Work required: Write out the listing from the line with "Reproduce this chart with Apache ECharts." to the line with "const yTicks = [0, 0.5, 1, 1.5, 2, 2.5];", both lines included, exactly and nothing beyond. Leave pictures out.

— begin Provided entries —

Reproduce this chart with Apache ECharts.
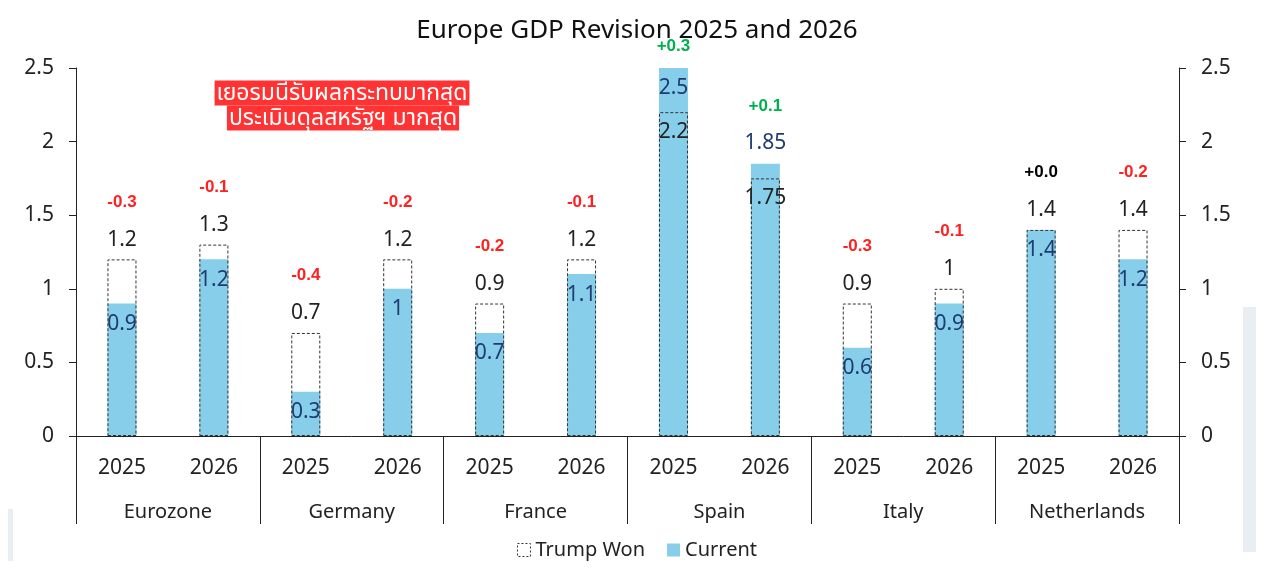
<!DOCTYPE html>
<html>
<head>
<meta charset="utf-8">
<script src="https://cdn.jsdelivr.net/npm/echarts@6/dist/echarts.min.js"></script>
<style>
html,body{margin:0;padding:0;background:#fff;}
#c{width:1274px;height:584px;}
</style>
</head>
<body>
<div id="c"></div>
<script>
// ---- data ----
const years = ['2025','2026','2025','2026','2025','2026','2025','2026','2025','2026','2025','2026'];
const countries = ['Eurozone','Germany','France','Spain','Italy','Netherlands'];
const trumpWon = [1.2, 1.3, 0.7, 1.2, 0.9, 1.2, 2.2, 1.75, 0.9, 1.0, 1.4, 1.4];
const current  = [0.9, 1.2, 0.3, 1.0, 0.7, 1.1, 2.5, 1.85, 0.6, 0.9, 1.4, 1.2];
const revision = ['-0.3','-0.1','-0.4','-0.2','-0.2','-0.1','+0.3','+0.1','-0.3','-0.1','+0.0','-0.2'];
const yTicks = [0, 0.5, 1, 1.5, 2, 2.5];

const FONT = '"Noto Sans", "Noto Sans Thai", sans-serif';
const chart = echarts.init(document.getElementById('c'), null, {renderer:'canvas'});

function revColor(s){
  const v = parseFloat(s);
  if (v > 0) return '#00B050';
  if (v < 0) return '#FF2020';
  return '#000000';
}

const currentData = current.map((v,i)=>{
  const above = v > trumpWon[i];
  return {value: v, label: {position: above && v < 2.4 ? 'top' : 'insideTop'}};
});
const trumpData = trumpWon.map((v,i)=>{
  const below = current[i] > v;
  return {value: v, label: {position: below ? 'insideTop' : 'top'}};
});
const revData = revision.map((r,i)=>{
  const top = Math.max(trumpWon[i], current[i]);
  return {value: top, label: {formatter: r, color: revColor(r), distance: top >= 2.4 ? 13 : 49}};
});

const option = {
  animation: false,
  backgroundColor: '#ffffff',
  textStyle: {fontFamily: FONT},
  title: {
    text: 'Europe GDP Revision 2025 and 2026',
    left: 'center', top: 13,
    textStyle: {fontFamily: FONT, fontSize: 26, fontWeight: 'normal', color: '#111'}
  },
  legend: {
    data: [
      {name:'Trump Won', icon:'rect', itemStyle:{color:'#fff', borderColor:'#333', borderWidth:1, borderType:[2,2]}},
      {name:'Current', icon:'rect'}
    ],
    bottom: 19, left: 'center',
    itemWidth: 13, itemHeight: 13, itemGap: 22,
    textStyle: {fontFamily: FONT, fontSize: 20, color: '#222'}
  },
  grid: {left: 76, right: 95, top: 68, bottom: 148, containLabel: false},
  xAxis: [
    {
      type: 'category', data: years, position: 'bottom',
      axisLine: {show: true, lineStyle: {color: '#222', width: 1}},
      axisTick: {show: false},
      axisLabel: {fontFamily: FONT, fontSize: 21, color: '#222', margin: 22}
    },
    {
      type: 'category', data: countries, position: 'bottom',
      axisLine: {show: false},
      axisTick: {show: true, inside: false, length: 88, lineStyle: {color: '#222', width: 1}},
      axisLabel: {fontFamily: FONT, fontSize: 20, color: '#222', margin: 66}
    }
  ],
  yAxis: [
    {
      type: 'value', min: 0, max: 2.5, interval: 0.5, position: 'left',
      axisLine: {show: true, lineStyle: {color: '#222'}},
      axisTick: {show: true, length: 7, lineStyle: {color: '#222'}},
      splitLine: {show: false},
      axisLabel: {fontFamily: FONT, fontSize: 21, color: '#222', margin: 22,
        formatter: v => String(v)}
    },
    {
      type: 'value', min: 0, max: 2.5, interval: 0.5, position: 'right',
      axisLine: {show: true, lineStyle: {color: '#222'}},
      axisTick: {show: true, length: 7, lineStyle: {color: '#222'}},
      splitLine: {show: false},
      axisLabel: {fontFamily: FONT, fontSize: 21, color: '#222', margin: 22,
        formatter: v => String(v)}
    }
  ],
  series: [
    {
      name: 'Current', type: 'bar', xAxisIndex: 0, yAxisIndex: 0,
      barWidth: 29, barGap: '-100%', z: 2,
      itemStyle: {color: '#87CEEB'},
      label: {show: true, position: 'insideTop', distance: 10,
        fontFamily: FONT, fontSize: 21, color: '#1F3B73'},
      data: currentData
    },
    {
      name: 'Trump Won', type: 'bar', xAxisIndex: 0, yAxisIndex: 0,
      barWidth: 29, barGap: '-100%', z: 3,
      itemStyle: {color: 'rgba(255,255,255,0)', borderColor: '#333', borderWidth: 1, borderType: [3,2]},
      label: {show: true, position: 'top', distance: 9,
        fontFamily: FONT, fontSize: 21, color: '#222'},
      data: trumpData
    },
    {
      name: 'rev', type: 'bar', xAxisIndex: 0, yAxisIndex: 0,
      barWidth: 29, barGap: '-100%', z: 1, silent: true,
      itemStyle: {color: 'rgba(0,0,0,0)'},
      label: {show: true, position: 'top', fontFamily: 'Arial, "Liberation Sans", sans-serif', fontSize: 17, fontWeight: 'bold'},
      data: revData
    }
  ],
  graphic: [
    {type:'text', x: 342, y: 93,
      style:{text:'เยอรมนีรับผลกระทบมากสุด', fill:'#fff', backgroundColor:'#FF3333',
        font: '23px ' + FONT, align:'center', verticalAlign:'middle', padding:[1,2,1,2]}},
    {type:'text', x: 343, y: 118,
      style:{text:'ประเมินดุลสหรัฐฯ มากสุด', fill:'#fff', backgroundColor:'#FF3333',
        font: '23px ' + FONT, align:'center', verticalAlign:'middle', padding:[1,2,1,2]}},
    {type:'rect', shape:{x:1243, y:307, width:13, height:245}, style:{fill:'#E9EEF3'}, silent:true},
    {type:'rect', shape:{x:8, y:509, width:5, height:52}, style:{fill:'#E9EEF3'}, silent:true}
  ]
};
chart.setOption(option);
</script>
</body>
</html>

— end Provided entries —
— begin Provided entries —

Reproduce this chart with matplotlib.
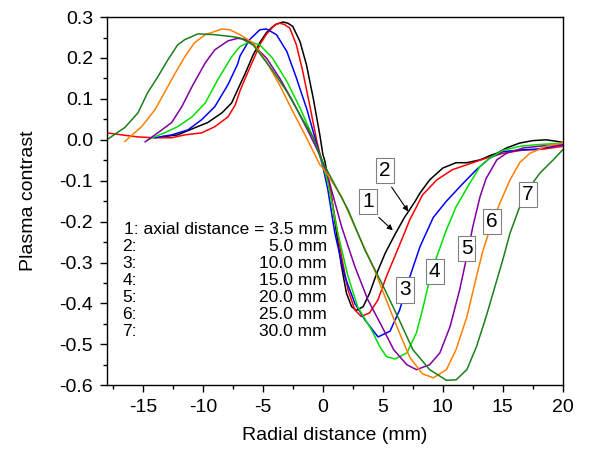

— end Provided entries —
— begin Provided entries —

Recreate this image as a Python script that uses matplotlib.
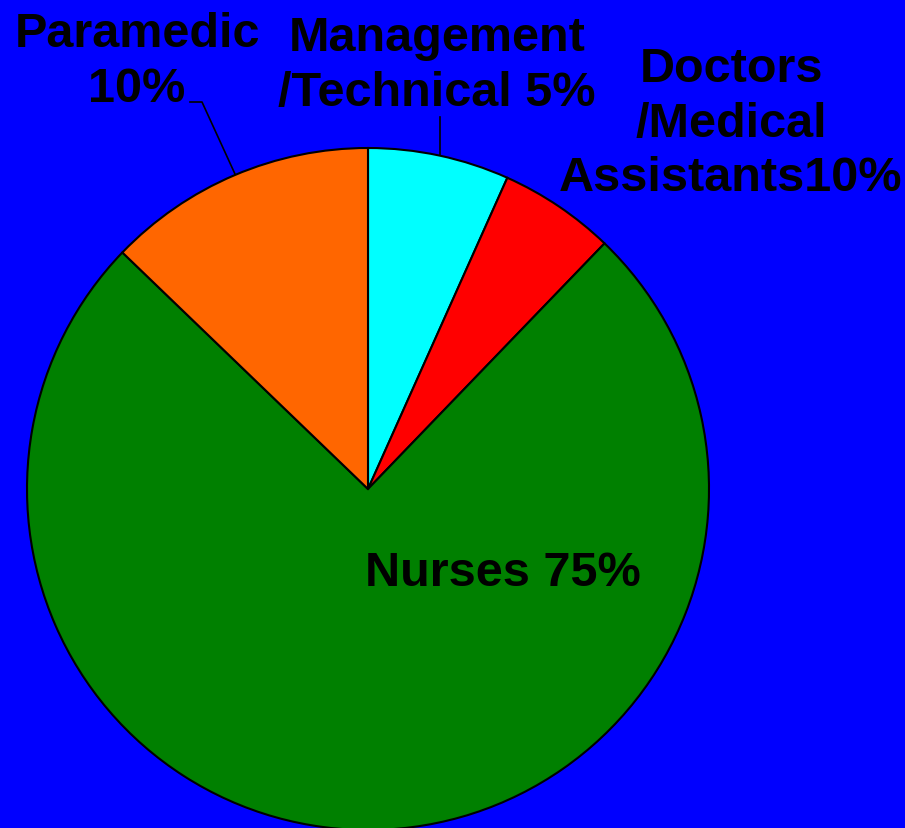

— end Provided entries —

Answer below:
Reproduce this chart with Apache ECharts.
<!DOCTYPE html>
<html>
<head>
<meta charset="utf-8">
<script src="https://cdn.jsdelivr.net/npm/echarts@6/dist/echarts.min.js"></script>
<style>
html,body{margin:0;padding:0;background:#fff;}
#c{width:1274px;height:584px;}
</style>
</head>
<body>
<div id="c"></div>
<script>
// ---- data ----
const years = ['2025','2026','2025','2026','2025','2026','2025','2026','2025','2026','2025','2026'];
const countries = ['Eurozone','Germany','France','Spain','Italy','Netherlands'];
const trumpWon = [1.2, 1.3, 0.7, 1.2, 0.9, 1.2, 2.2, 1.75, 0.9, 1.0, 1.4, 1.4];
const current  = [0.9, 1.2, 0.3, 1.0, 0.7, 1.1, 2.5, 1.85, 0.6, 0.9, 1.4, 1.2];
const revision = ['-0.3','-0.1','-0.4','-0.2','-0.2','-0.1','+0.3','+0.1','-0.3','-0.1','+0.0','-0.2'];
const yTicks = [0, 0.5, 1, 1.5, 2, 2.5];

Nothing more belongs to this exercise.